• Records with drawing code:
━━━━━━━━

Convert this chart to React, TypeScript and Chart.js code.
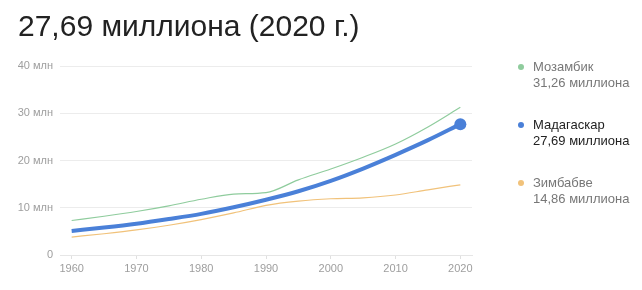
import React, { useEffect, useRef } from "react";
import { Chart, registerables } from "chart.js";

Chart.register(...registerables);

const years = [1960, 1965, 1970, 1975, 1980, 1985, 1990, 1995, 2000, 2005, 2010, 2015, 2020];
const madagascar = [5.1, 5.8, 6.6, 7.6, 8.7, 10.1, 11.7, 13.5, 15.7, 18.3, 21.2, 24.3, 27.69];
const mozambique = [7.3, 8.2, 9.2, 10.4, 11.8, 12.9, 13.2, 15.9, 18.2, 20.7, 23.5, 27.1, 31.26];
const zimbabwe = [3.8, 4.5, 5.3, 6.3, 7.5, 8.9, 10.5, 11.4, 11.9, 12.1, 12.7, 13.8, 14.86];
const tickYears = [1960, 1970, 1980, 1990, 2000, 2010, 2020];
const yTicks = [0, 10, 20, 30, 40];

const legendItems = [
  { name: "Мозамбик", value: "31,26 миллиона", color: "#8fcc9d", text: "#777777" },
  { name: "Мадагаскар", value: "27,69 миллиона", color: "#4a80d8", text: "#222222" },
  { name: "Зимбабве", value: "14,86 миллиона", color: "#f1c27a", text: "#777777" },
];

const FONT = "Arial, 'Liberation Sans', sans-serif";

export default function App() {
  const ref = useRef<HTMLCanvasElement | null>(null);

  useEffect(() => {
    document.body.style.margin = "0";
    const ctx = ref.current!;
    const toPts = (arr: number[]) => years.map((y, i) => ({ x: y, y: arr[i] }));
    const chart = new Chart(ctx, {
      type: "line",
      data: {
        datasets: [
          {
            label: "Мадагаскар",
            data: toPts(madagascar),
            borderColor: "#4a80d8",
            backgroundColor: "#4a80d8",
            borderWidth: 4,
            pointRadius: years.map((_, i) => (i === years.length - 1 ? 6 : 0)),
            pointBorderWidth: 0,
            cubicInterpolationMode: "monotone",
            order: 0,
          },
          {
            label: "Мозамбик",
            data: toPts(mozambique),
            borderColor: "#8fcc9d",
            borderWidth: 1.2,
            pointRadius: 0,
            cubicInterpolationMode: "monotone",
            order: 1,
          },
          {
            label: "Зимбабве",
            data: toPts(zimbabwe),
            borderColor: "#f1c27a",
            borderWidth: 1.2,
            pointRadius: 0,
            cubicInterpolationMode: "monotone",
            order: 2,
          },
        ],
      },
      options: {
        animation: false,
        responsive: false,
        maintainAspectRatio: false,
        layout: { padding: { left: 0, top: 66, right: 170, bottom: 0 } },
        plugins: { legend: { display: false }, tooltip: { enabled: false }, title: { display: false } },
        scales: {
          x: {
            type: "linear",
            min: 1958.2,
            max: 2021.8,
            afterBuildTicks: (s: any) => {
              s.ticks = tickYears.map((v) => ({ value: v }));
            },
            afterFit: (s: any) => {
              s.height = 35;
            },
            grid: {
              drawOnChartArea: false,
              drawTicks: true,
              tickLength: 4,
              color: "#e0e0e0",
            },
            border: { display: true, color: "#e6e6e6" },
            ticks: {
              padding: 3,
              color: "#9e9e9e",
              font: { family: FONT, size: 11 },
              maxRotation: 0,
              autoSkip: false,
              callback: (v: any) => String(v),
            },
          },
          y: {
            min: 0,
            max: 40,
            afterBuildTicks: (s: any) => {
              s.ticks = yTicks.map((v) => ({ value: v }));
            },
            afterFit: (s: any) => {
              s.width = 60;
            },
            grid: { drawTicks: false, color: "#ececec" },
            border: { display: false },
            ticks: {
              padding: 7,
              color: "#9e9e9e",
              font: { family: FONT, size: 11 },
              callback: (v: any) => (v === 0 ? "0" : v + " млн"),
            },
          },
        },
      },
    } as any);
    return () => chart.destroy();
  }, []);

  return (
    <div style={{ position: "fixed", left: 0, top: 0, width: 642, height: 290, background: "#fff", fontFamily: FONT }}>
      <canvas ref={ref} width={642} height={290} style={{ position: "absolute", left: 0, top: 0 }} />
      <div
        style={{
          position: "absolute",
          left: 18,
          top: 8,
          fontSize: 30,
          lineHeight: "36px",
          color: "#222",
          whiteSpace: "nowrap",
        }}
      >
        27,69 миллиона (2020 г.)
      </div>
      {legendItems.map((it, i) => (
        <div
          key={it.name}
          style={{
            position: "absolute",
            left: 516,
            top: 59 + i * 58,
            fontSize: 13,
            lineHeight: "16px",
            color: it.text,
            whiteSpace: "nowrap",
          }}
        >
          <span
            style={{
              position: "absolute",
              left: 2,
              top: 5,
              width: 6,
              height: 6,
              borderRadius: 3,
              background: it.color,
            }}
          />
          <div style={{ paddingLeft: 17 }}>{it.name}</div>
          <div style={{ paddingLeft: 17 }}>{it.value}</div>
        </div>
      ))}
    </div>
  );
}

━━━━━━━━

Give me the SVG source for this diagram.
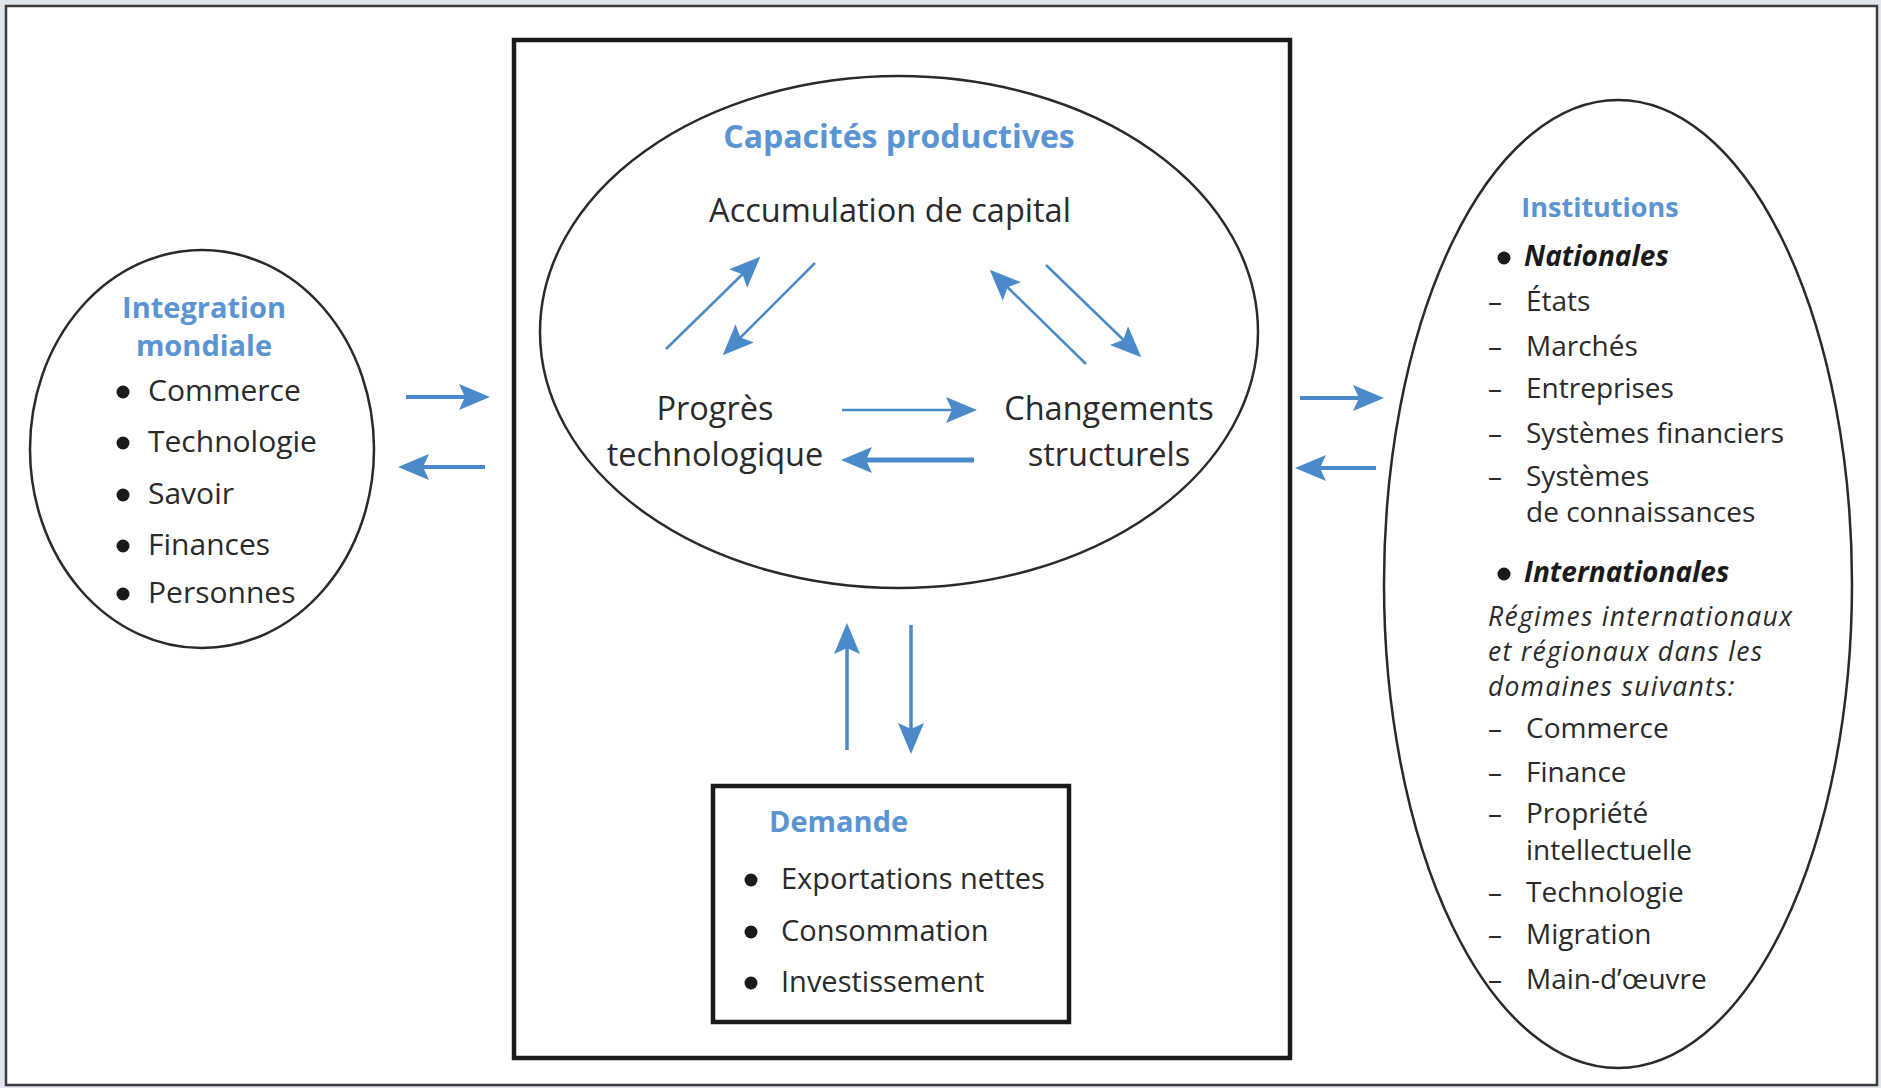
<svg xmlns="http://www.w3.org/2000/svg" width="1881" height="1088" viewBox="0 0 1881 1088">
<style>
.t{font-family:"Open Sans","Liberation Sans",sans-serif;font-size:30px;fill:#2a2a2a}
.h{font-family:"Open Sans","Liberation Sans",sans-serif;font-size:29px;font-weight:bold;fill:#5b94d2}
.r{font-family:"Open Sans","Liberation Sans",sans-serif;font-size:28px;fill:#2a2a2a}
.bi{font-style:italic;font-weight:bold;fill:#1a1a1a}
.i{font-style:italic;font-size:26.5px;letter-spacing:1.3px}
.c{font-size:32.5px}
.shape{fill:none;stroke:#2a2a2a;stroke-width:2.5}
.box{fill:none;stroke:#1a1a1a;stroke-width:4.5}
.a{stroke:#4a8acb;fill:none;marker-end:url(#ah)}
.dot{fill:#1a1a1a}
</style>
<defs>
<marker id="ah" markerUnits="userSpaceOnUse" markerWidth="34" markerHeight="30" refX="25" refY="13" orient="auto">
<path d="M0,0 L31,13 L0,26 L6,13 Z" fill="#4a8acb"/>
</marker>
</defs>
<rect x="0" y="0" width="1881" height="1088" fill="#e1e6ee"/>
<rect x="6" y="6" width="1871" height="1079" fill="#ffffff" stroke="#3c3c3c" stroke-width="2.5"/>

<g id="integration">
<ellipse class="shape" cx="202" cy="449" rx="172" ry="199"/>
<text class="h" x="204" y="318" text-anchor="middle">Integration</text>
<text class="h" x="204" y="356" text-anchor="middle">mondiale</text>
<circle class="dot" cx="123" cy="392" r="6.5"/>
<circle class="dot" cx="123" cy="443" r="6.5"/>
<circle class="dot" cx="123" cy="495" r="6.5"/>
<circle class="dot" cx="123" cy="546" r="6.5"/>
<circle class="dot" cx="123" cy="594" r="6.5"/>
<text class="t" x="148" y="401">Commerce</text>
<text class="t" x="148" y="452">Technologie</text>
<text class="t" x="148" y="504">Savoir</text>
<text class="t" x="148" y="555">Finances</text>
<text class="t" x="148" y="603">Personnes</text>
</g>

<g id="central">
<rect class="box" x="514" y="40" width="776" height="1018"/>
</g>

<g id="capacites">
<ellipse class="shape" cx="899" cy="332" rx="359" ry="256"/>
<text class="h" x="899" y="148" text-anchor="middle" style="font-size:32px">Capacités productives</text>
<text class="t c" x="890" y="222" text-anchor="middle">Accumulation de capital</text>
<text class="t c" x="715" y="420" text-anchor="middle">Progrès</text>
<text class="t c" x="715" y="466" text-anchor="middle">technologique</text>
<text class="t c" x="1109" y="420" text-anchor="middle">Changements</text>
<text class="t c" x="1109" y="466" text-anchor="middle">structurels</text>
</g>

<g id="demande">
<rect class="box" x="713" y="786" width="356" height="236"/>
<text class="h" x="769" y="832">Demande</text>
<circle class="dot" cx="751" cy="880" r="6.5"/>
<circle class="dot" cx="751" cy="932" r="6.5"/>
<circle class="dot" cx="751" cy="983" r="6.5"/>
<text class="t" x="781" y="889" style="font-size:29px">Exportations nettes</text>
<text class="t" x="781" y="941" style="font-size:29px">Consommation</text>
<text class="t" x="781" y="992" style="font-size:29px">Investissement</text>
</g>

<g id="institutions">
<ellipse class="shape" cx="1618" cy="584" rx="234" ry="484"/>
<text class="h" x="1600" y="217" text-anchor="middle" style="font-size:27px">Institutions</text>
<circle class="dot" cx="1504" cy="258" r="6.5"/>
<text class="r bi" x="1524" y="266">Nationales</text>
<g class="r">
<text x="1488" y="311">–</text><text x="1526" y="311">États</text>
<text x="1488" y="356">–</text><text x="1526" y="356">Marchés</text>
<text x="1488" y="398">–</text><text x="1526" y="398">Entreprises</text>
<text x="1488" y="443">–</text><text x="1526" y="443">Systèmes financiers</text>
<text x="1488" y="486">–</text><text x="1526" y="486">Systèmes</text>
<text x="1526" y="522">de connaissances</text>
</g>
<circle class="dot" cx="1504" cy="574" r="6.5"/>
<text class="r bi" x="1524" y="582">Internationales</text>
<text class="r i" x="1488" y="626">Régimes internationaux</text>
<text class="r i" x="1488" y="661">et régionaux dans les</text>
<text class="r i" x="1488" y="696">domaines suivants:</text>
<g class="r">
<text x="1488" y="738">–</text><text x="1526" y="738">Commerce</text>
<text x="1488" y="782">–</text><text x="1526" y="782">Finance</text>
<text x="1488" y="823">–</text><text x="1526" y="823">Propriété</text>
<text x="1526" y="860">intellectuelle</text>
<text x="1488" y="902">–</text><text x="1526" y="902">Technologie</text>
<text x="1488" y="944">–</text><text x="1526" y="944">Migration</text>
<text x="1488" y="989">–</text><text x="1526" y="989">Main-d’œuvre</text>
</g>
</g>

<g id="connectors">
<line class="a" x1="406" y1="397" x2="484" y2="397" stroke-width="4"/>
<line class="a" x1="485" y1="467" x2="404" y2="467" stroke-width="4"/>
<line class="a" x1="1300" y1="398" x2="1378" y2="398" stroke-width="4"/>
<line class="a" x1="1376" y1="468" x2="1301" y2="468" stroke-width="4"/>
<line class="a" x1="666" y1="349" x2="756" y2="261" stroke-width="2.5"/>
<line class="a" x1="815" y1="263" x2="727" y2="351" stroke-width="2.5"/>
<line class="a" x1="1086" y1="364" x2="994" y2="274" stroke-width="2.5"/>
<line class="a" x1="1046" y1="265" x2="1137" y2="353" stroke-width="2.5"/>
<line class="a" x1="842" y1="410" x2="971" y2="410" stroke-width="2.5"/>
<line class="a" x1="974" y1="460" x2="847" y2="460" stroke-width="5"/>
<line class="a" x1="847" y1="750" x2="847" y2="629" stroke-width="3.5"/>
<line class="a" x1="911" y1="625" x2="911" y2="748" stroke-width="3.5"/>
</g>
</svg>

━━━━━━━━

• WRITTEN REQUEST: What's needed is an exact copy of the lines above from the one with "Convert this chart" through the one with "const ref = useRef<HTMLCanvasElement", both included; the pictures stay out.

• RESPONSE TO THE TASK:
Convert this chart to React, TypeScript and Chart.js code.
import React, { useEffect, useRef } from "react";
import { Chart, registerables } from "chart.js";

Chart.register(...registerables);

const years = [1960, 1965, 1970, 1975, 1980, 1985, 1990, 1995, 2000, 2005, 2010, 2015, 2020];
const madagascar = [5.1, 5.8, 6.6, 7.6, 8.7, 10.1, 11.7, 13.5, 15.7, 18.3, 21.2, 24.3, 27.69];
const mozambique = [7.3, 8.2, 9.2, 10.4, 11.8, 12.9, 13.2, 15.9, 18.2, 20.7, 23.5, 27.1, 31.26];
const zimbabwe = [3.8, 4.5, 5.3, 6.3, 7.5, 8.9, 10.5, 11.4, 11.9, 12.1, 12.7, 13.8, 14.86];
const tickYears = [1960, 1970, 1980, 1990, 2000, 2010, 2020];
const yTicks = [0, 10, 20, 30, 40];

const legendItems = [
  { name: "Мозамбик", value: "31,26 миллиона", color: "#8fcc9d", text: "#777777" },
  { name: "Мадагаскар", value: "27,69 миллиона", color: "#4a80d8", text: "#222222" },
  { name: "Зимбабве", value: "14,86 миллиона", color: "#f1c27a", text: "#777777" },
];

const FONT = "Arial, 'Liberation Sans', sans-serif";

export default function App() {
  const ref = useRef<HTMLCanvasElement | null>(null);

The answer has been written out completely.